За год Тимофей Петрович прочитал нам лексикологию, словообразование и фонологию. Все это он читал не по учебникам, которые ругал за традиционализм, а по собственным разработкам (впоследствии изданным). Любимыми его темами были рассуждения о понятиях (как мы скоро поняли, достаточно элементарных) теории множеств и математической логики, построение всевозможных матриц и деревьев и разложение всего, что только можно, на компоненты и дифференциальные признаки. То было время ожесточенной и в основном свободной борьбы между старой, традиционной и новой, структурной лингвистикой (оргвыводы стали делать позже). Как часто бывает в такого рода борьбе, большое значение придавалось внешней атрибутике. Важно было, чтобы из самой формы изложения становилось очевидным, к какому лагерю примыкает автор, а многие вполне искренне считали, что такая форма и есть суть дела.
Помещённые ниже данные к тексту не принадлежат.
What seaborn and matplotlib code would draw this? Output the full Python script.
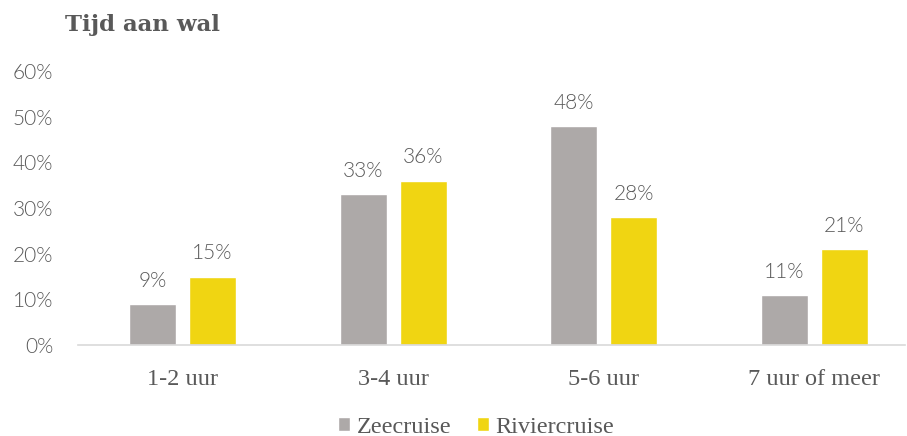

Молодые и не очень молодые новаторы украшали свои сочинения таблицами и матрицами из плюсов и минусов и повторяли слова вроде «дистрибуция» и «дихотомический», а умудренные «традиционалисты», среди которых выделялись остроумием А. Ф. Лосев и М. И. Стеблин-Каменский, пощипывали их за «внешнее наукообразие» и призывали писать просто. Ломтев считал себя человеком очень передовым и постоянно жаловался студентам на косность факультетского преподавательского состава (даже П. С. Кузнецов для него был слишком традиционным).